Schubert sagte darüber hinaus, dass es in der Stadtverordnetenversammlung offensichtlich jemanden gebe, der Kontakte ins Rathaus hat und heimlich Informationen weitergibt. Wen er damit meint, ließ der SPD-Politiker offen.
Die Potsdamer Stadtverordneten kamen am Mittwoch in ihrer letzten regulären Sitzung vor der Kommunalwahl am 9. Juni zusammen. Der Oberbürgermeister musste sich währenddessen auch Kritik an seiner Amtsführung gefallen lassen. Einen Abwahlantrag gegen den Oberbürgermeister gab es aber nicht. Nach rbb-Informationen sind die 29 für diesen Schritt notwendigen Unterschriften von Mitgliedern der Stadtverordnetenversammlung noch nicht zusammengekommen.

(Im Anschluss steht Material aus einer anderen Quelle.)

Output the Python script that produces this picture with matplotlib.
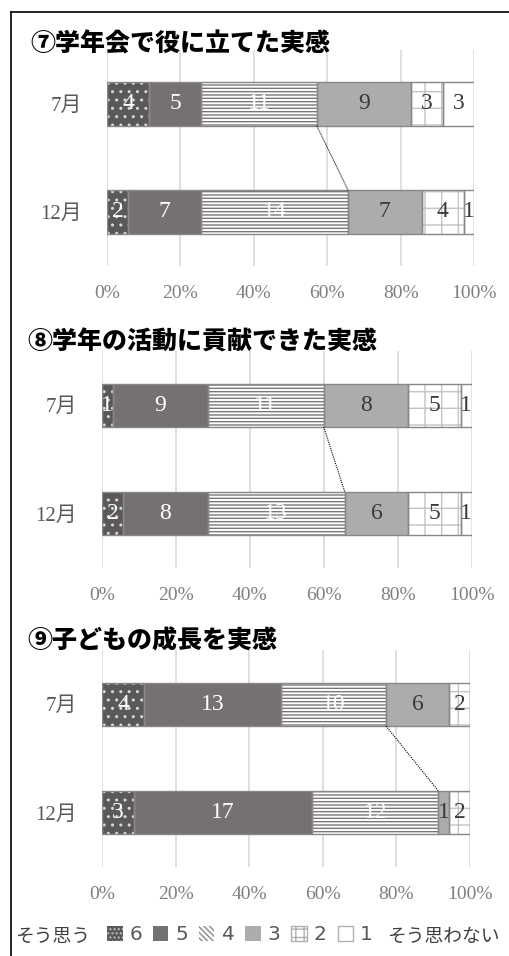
import matplotlib
matplotlib.use("Agg")
import matplotlib.pyplot as plt
import numpy as np
from matplotlib.patches import Patch
from matplotlib.lines import Line2D

plt.rcParams['hatch.linewidth'] = 1.0

# ---------------- data ----------------
periods = ['7月', '12月']
categories = ['6', '5', '4', '3', '2', '1']
titles = ['⑦学年会で役に立てた実感', '⑧学年の活動に貢献できた実感', '⑨子どもの成長を実感']
q7_jul = [4, 5, 11, 9, 3, 3]
q7_dec = [2, 7, 14, 7, 4, 1]
q8_jul = [1, 9, 11, 8, 5, 1]
q8_dec = [2, 8, 13, 6, 5, 1]
q9_jul = [4, 13, 10, 6, 2, 0]
q9_dec = [3, 17, 12, 1, 2, 0]
tick_values = [0, 0.2, 0.4, 0.6, 0.8, 1.0]
tick_labels = ['0%', '20%', '40%', '60%', '80%', '100%']
legend_left = 'そう思う'
legend_right = 'そう思わない'

panels = [(q7_jul, q7_dec), (q8_jul, q8_dec), (q9_jul, q9_dec)]

# ---------------- styles ----------------
face = ['#5b5858', '#767171', '#ffffff', '#aeabab', '#ffffff', '#ffffff']
hatch = ['..', None, '-----', None, '+', None]
hatch_col = ['#d8d8d8', None, '#7a7777', None, '#c4c4c4', None]
label_col = ['white', 'white', 'white', '#3a3a3a', '#3a3a3a', '#3a3a3a']
edge_col = '#8a8787'
serif = ['Liberation Serif', 'Noto Sans CJK JP']
cjk = ['Noto Sans CJK JP', 'DejaVu Sans']

W, H = 509, 956
fig = plt.figure(figsize=(W / 100, H / 100), dpi=100)

# panel geometry in pixels: left, right, top, bottom, title x, title y
geo = [
    (107, 474, 50, 266, 30, 43),
    (102, 471.5, 351, 568, 27, 342),
    (102, 470, 650, 867, 27, 640),
]

bar_h = 0.4
for (jul, dec), title, (l, r, t, b, tx, ty) in zip(panels, titles, geo):
    ax = fig.add_axes([l / W, 1 - b / H, (r - l) / W, (b - t) / H])
    data = np.array([jul, dec], dtype=float)
    tot = data.sum(axis=1, keepdims=True)
    pct = data / tot
    ypos = np.arange(len(periods))
    left = np.zeros(len(periods))
    for k in range(len(categories)):
        w = pct[:, k]
        ax.barh(ypos, w, left=left, height=bar_h, color=face[k], lw=0, zorder=2)
        if hatch[k]:
            ax.barh(ypos, w, left=left, height=bar_h, color='none',
                    edgecolor=hatch_col[k], hatch=hatch[k], lw=0, zorder=3)
        ax.barh(ypos, w, left=left, height=bar_h, color='none',
                edgecolor=edge_col, lw=1.0, zorder=4)
        for i in range(len(periods)):
            if data[i, k] > 0:
                ax.text(left[i] + w[i] / 2, ypos[i], f'{int(data[i, k])}',
                        ha='center', va='center', color=label_col[k],
                        fontsize=17, family=serif, zorder=5)
        left = left + w
    # series line at boundary after category '4'
    cum = pct[:, :3].sum(axis=1)
    ax.plot(cum, [ypos[0] + bar_h / 2, ypos[1] - bar_h / 2], ls=(0, (1, 1)),
            color='black', lw=0.8, zorder=6)
    ax.set_xlim(0, 1)
    ax.set_ylim(1.5, -0.5)
    ax.set_xticks(tick_values)
    ax.set_xticklabels(tick_labels, family=serif, fontsize=14, color='#7f7f7f')
    ax.set_yticks(ypos)
    ax.set_yticklabels(periods, family=serif, fontsize=15, color='#595959')
    ax.tick_params(axis='x', length=0, pad=14)
    ax.tick_params(axis='y', length=0, pad=18)
    ax.xaxis.grid(True, color='#d9d9d9', lw=1.2, zorder=0)
    ax.set_axisbelow(True)
    for s in ax.spines.values():
        s.set_visible(False)
    fig.text(tx / W, 1 - ty / H, title, family=cjk, fontsize=18,
             fontweight='heavy', ha='left', va='center', color='black')

# legend
handles = [
    Patch(facecolor='#5b5858', edgecolor='#bdbdbd', hatch='....', lw=0),
    Patch(facecolor='#767171', edgecolor='#767171', lw=0),
    Patch(facecolor='#ffffff', edgecolor='#8a8a8a', hatch='\\\\\\\\\\\\', lw=0),
    Patch(facecolor='#aeabab', edgecolor='#aeabab', lw=0),
    Patch(facecolor='#ffffff', edgecolor='#b0b0b0', hatch='++', lw=1),
    Patch(facecolor='#ffffff', edgecolor='#b0b0b0', lw=1),
]
leg = fig.legend(handles, categories, loc='center', ncol=6,
                 bbox_to_anchor=(240 / W, 1 - 935 / H), frameon=False,
                 prop={'family': ['DejaVu Sans'], 'size': 14.5},
                 handlelength=0.75, handleheight=0.75, handletextpad=0.35,
                 columnspacing=0.55, borderpad=0, borderaxespad=0)
for txt in leg.get_texts():
    txt.set_color('#595959')
fig.text(15 / W, 1 - 936 / H, legend_left, family=cjk, fontsize=13.5,
         ha='left', va='center', color='#404040')
fig.text(500 / W, 1 - 936 / H, legend_right, family=cjk, fontsize=13.5,
         ha='right', va='center', color='#404040')

# outer frame (left and top edges)
fig.add_artist(Line2D([11 / W, 11 / W], [0, 1 - 12 / H], color='black', lw=1.2,
                      transform=fig.transFigure))
fig.add_artist(Line2D([11 / W, 1], [1 - 12 / H, 1 - 12 / H], color='black', lw=1.2,
                      transform=fig.transFigure))

fig.savefig('out.png', dpi=100, facecolor='white')
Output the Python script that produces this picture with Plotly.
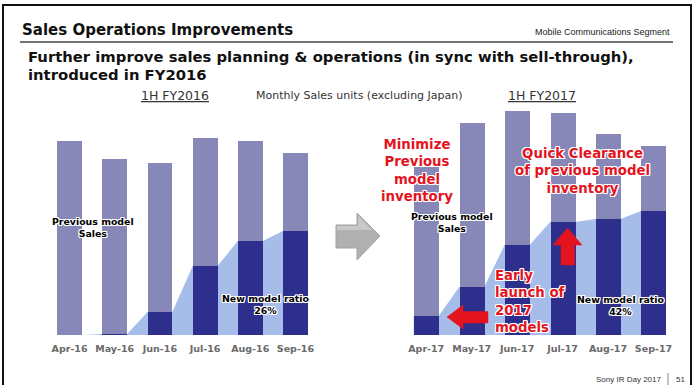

Staatsanwaltschaft leitete Ermittlungsverfahren ein
Die Staatsanwaltschaft Neuruppin leitete wegen kostenloser-VIP-Tickets und Einladungen zu Sportveranstaltungen ein Ermittlungsverfahren gegen Stadtoberhaupt Schubert ein. Dabei geht es um den Verdacht der Vorteilsannahme. Die Justiz nimmt unter die Lupe, ob Schubert Einladungen zu mehreren Veranstaltungen für sich und teils auch für seine Ehefrau im vergangenen Jahr nicht hätte annehmen dürfen. Zudem leitete das Brandenburger Innenministerium ein Disziplinarverfahren gegen Schubert ein. Es wird wegen der Ermittlungen der Staatsanwaltschaft aber ausgesetzt. Im Februar hatte Schubert beim Innenministerium selbst die Prüfung des Disziplinarverfahrens gegen sich beantragt.
Bei der Oberbürgermeisterwahl am 23. September 2018 erzielte Schubert 32,2 Prozent der abgegebenen Stimmen. In der daraus resultierenden Stichwahl am 14. Oktober konnte er sich mit 55,3 Prozent der abgegebenen Stimmen gegen Martina Trauth (Linke) durchsetzen. Schubert trat sein neues Amt im November 2018 an. Er ist für acht Jahre gewählt worden.